I’ve written on a number of a occasions that I’m a little shaky on that proposition. Yes, McCann has a strong throwing arm, but he otherwise hasn’t demonstrated the kind of talent that should keep the Tigers from considering alternatives. It’s well documented that in his first season, McCann struggled to receive pitches in a way that maximized strikes. At the time, I made the case for patience. I wasn’t ready to say McCann wasn’t a good receiver just because he was terrible at it during his first season. And last year, McCann took some steps forward, leading me to pen this May 2016 piece on the ways he had improved.
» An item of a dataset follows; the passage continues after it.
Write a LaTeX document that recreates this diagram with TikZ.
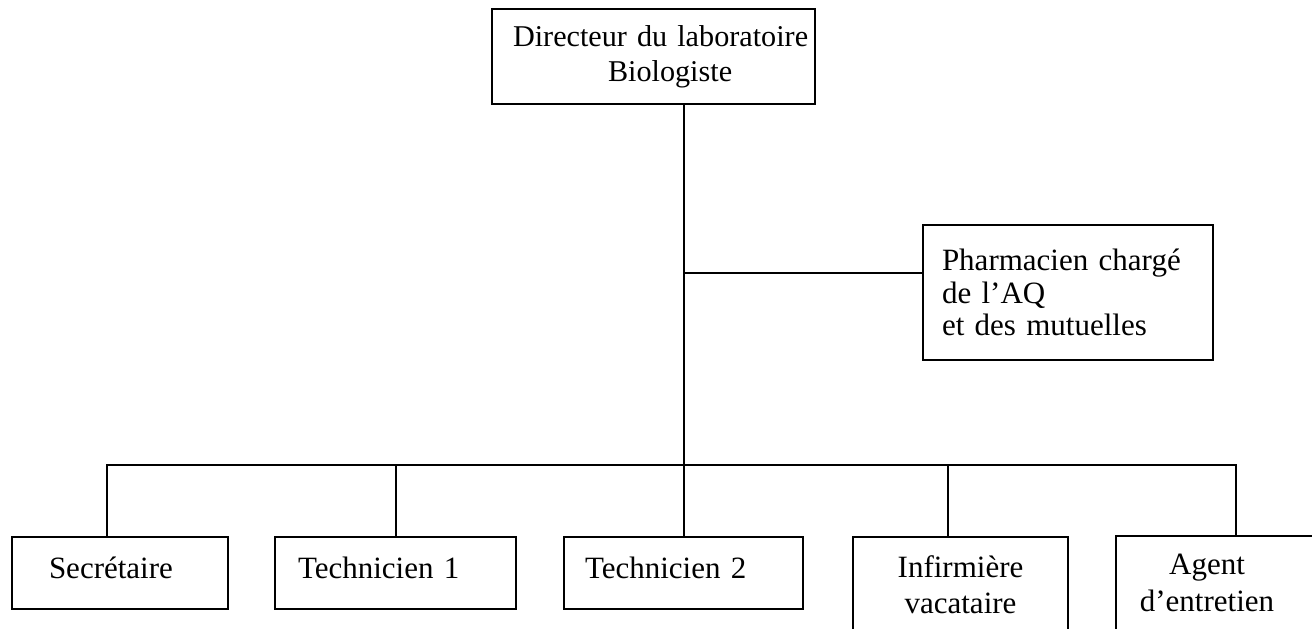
\documentclass[tikz,border=0pt]{standalone}
\usepackage{fontspec}
\setmainfont{Liberation Serif}
\begin{document}
\begin{tikzpicture}[x=0.5pt,y=-0.5pt,
  box/.style={draw, line width=1pt, inner sep=0pt, font=\fontsize{15.5}{18}\selectfont},
  single/.style={box, minimum height=36pt, text height=10pt, text depth=5pt, align=left},
  link/.style={line width=1pt}]
\clip (0,0) rectangle (1312,628);
% boxes
\node[box, minimum width=161.5pt, minimum height=47.5pt, text width=140.5pt, align=left,
      font=\fontsize{15.1}{17.5}\selectfont] (dir) at (653.5,56.5)
      {\mbox{Directeur du laboratoire}\\\hspace*{47.5pt}Biologiste};
\node[box, minimum width=145pt, minimum height=67.5pt, text width=126pt, align=left,
      font=\fontsize{15.5}{16.2}\selectfont] (pharm) at (1068,292.5)
      {Pharmacien chargé\\de l’AQ\\et des mutuelles};
\node[single, minimum width=108pt, text width=71pt] (sec) at (120,573) {Secrétaire};
\node[single, minimum width=120.5pt, text width=97.5pt] (tech1) at (395.5,573) {Technicien 1};
\node[single, minimum width=119.5pt, text width=98.5pt] (tech2) at (683.5,573) {Technicien 2};
\node[box, minimum width=107.5pt, minimum height=47.5pt, align=center] (inf) at (960.5,584.5)
      {Infirmière\\vacataire};
\node[box, minimum width=107pt, minimum height=50pt, font=\fontsize{15.5}{18.5}\selectfont] (agent) at (1223,586)
      {\begin{tabular}{@{}c@{}}Agent\\d’entretien\end{tabular}\hspace*{16pt}};
% junction coordinates
\coordinate (pj) at (684,273);
\coordinate (busL) at (107,465);
\coordinate (busR) at (1236,465);
\coordinate (infd) at (948,465);
\coordinate (agd) at (1236,537);
% connectors
\draw[link] (tech2.north |- dir.south) -- (tech2.north);
\draw[link] (pj) -- (pj -| pharm.west);
\draw[link] (busL |- sec.north) -- (busL) -- (busR) -- (agd);
\draw[link] (tech1.north |- busL) -- (tech1.north);
\draw[link] (infd) -- (infd |- inf.north);
\end{tikzpicture}
\end{document}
He was getting more called strikes in and out of the zone and had particularly improved on his glove side.
When you add everything up, Baseball Prospectus said McCann went from costing the Tigers about 15 runs relative to average in 2015 to being right about average in 2016. McCann didn’t become a good framer, but he definitely performed better. And that makes sense. Not only did McCann have time to learn his staff and settle in, he had another year working with Brad Ausmus, who was a talented framer in his day. This fits a neat and tidy narrative and it made us feel great. The flip side was that McCann went from an iffy bat in 2015 to a terrible one in 2016, but I’m always willing to give young catchers a break on their hitting as they adjust to the rigors of major league duty.
So I was interested to watch McCann in 2017 because while it’s hard to measure the total impact of framing in real time, it has a huge impact on the game. The difference between a ball and strike aggregated over thousands of opportunities makes a difference and if McCann had actually improved his talent level in 2016 that was a big deal. However, it was possible that McCann had simply performed better in 2016 for any number of reasons and he would regress toward the mean in 2017.
If we look only at the overall BP metric, the signs are not good. McCann has already been worth -3.3 runs in 1,284 chances. If we pro-rate that to about 6,400 chances (the average he had in 2015 and 2016), we get about -16 runs. On a per pitch basis, that’s worse than 2015!
Granted, I’ve long been a proponent of caution when looking at these aggregated framing metrics. I think the models are missing some important aspects and don’t quite control for everything that should control for, but they are generally good enough to separate bad, decent, and good. But like I did last May, I want to look a little deeper to see what’s happening.
Unfortunately, MLBAM changed a bit of the coding on Baseball Savant so you’re going to see different 2015/2016 numbers than in the previous posts if you followed the links, but the meaning isn’t going to change so we can roll with it.
The basic lesson here is that McCann clearly improved on the edges of the zone in 2016 and has fallen back in 2017. MLBAM now has a zone breakdown which includes specific zones for the edges, so let’s explore that:
I looked at called strike rate in the 11, 12, 13, 14, 16, 17, 18, and 19 zones. It’s compelling.
Let’s look at them individually, but I’ll constrain it to 2016 vs 2017. Small sample caveats apply.
If you compare the table to the image, you can see that McCann has done a bit better on the low edge, but on the glove size and top of the zone he’s done much worse. I don’t want to put too much of a focus on these chunks, but you can get a sense of the problem. This tracks pretty well with his historical problems.
It’s too early in the year to call this McCann’s 2017 level and there’s no reason to trust 2017 a ton more than 2016, but this is something to watch. McCann has hit for power and showed more discipline this year, but even with some quality early season swings he hasn’t even reach league average at the plate (although his BABIP will come north over time). But if McCann is going to frame this poorly, it would take some great hitting to compensate and he isn’t there. He’s got a great arm, but catchers are judged by the gloves and their game-calling, and at least of those aspects of his game isn’t looking great so far.